Claro, há aspectos materiais que dificultam esta ampliação de horizonte da expressividade. A predominância do ouvir sobre o escutar, para usar a diferenciação de George Steiner, ganha ainda mais força com o aspecto sempre fragmentado de música por streaming; com o imperativo da pressa e da velocidade; com a atenção difusa como idiossincrasia geral. O escutar exige uma postura mais ativa, quase que de cumplicidade com o criador — uma conversa com um mestre.

Não bastasse isso, a geração meme é extremamente pobre em termos de reverência ante o que é grande. Fora da seriedade do trabalho e educação especializada, ela faz de tudo uma piada, figura, montagem. Estamos com o espírito sempre infestado por resíduos da jocosidade e da atenção difusa do entretenimento. A música passa, então, a ser secundária. A expressividade, em seu estado de transe de fulguração criadora, encontra a displicência. 

Por outro lado, é tolice encarar música como otimizadora de concentração para estudo, como pano de fundo, secundário. O escutar, na verdade, é que exige concentração; concentração em relação à música. Cada segundo dos Noturnos de Chopin, música sensível, delicada, introspectiva, é fundamental, ou nos distanciamos de sua linguagem e a expressividade fica, pois, no segundo plano, e temos fragmentos; já que Oswald de Andrade se referiu aos “pingos de Chopin”, é necessário perceber o gotejar… A oitava sinfonia de Bruckner possui 88 minutos. De qualquer forma, nestes parâmetros, são um desafio o ter tempo em meio a vida corrida para ouvi-la, o desalienar-se desta vida, para manter a concentração sobre os desdobramentos da música, e, por fim, o entender alguma coisa. Um sacrifício?  Não se acharmos que teremos experiência imersiva de grande fé e de grandeza no fragmento, quando estamos sempre ocupados com bobagens, com o supérfluo. Obra como esta sinfonia surge em estado muito singular e único: o domínio técnico e maturidade expressiva, as circunstâncias da vida do autor e da sua percepção sensitiva, o seu contexto artístico e de desenvolvimento da linguagem, o contexto social, político etc. – este emaranhado inextricável do qual o rasgo de gênio emergiu é único e só a eternidade o repetiria: e assim, a obra é mais singular ainda, é uma miragem. E a mente criadora gera tal sinfonia, em contraste com o banal e o imperativo dos fatos. Bem. Exige-se, diante dela, um pouco de liturgia, reverência. Um esforço, na verdade, de desalienação do cotidiano. 
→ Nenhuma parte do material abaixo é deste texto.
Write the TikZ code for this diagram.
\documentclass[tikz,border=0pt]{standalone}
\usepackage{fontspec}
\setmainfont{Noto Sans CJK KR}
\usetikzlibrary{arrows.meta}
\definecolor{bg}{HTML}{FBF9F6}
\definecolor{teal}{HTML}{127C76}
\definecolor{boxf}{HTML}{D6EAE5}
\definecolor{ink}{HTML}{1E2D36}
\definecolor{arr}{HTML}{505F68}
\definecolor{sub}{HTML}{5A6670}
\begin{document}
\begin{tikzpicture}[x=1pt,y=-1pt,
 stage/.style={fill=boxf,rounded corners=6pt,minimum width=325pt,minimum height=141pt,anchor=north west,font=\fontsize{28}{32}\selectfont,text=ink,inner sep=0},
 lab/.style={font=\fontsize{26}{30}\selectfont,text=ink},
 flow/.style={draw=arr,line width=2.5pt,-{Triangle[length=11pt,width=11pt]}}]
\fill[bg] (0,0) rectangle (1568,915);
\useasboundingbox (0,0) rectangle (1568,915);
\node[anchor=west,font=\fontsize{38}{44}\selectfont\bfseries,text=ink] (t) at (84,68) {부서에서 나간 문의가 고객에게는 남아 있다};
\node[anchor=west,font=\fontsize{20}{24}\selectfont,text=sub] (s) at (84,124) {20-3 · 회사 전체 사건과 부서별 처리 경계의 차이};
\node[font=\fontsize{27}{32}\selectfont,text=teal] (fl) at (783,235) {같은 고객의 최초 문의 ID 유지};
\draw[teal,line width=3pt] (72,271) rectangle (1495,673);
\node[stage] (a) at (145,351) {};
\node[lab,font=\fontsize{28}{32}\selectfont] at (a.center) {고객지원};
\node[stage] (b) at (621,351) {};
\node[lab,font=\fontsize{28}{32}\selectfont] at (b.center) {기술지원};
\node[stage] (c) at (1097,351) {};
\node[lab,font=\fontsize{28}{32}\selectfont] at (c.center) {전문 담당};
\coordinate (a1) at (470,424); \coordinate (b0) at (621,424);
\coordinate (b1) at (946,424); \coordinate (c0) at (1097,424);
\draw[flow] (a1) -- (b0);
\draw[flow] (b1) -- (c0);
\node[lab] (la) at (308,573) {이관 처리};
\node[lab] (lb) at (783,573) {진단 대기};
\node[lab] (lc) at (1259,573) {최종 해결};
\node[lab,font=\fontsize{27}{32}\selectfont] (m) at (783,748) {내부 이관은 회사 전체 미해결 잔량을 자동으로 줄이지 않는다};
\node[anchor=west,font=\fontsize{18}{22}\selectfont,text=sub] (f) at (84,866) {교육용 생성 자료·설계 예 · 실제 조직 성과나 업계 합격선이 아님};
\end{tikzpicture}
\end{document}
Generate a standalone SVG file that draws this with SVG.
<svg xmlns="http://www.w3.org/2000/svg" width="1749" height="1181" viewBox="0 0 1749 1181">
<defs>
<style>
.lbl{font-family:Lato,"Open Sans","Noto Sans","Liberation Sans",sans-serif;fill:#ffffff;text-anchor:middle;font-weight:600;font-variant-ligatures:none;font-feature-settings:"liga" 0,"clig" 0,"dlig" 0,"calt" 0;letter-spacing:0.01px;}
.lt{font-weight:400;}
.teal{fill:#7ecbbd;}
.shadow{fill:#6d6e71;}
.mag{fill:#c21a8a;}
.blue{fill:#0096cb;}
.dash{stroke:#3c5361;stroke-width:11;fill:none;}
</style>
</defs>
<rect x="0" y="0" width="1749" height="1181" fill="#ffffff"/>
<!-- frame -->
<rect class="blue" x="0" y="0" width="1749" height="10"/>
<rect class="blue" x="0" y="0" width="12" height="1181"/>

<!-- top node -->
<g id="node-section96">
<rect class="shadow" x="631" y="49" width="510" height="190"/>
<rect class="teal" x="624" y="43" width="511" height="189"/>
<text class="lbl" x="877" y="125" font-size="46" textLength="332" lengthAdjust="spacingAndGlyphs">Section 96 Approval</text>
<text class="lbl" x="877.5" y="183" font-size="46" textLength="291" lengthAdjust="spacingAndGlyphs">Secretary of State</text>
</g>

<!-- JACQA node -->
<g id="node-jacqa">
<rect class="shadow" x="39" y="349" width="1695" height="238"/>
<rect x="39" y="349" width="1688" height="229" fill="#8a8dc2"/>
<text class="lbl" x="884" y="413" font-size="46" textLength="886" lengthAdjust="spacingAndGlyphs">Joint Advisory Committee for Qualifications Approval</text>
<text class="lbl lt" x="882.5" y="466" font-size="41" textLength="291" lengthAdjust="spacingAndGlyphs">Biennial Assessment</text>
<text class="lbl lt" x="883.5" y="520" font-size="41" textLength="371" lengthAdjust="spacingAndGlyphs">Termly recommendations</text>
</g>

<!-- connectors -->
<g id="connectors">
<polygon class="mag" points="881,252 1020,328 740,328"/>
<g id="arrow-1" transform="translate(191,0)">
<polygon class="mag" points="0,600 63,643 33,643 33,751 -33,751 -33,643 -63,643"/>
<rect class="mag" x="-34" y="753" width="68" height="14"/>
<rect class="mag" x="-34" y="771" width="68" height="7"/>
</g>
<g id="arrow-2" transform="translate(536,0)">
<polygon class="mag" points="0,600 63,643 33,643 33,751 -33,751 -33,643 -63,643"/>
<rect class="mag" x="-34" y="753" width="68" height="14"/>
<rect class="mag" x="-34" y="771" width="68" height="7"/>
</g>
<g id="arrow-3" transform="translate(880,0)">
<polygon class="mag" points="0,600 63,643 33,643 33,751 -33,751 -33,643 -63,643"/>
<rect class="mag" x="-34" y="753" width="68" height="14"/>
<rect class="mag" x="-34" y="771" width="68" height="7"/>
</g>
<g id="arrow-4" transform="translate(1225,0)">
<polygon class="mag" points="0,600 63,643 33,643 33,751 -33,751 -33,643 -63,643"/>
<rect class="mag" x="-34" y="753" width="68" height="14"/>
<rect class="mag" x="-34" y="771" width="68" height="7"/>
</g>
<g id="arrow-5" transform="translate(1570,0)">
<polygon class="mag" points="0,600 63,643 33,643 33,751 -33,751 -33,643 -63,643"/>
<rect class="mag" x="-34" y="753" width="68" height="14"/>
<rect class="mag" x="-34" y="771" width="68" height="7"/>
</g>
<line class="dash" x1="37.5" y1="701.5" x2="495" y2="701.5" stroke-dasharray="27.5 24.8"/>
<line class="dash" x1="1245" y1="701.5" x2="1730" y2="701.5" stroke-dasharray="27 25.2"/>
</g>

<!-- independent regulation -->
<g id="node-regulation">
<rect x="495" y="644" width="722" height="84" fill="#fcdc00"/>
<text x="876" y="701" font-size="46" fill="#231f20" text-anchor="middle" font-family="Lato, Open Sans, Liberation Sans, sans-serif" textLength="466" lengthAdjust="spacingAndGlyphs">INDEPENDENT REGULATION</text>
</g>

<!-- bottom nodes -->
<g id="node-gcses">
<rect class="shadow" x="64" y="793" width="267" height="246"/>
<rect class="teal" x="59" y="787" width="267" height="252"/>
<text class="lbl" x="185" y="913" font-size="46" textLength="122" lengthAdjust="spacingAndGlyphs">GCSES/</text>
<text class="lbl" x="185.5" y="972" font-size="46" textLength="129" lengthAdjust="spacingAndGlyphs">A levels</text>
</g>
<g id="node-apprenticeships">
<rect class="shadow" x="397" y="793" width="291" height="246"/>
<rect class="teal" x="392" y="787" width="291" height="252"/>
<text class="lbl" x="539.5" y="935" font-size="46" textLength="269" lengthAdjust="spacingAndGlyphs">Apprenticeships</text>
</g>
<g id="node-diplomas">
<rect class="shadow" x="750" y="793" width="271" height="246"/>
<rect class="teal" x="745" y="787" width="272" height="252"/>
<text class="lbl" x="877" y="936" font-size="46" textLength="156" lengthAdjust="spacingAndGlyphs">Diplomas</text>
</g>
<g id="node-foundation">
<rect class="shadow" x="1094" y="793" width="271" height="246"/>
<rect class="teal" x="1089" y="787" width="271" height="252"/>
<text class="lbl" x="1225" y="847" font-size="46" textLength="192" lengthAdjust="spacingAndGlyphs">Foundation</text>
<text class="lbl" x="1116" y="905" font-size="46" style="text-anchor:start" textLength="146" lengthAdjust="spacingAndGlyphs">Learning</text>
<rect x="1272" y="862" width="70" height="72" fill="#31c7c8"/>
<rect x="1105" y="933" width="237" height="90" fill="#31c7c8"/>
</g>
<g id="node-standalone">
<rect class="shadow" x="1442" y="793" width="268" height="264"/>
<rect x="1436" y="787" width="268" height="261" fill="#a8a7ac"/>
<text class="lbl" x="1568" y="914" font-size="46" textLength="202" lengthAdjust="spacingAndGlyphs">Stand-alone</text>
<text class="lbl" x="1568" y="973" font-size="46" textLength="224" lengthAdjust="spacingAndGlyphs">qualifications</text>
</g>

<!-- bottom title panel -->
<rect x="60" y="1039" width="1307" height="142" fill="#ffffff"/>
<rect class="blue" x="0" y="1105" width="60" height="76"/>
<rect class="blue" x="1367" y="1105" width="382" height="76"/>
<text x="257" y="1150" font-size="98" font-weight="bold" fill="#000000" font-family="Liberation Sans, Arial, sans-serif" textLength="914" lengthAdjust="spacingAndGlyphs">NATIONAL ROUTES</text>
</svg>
É completamente natural afirmar que a música é fundamental à vida humana. Ninguém morre por falta de música, a sobrevivência concreta, física ou química não depende dela. O importante, porém, é que não somos bichos reduzidos a instintos e ao concreto, à especialização e à técnica, há o amor e a morte, o desconhecido, há a gravidade de ser —  há tudo o que se sobressai do automatismo da rotina econômica e do entretenimento. Fechando sua primeira Elegia de Duíno, pergunta Rilke: “(…) inutilmente foi que outrora, a primeira / música para lamentar Linos violentou a rigidez da / matéria inerte? No espaço que ele abandonava, jovem, / quase deus, pela primeira vez o vácuo estremeceu / em vibrações – que hoje nos trazem êxtase, consolo e amparo”.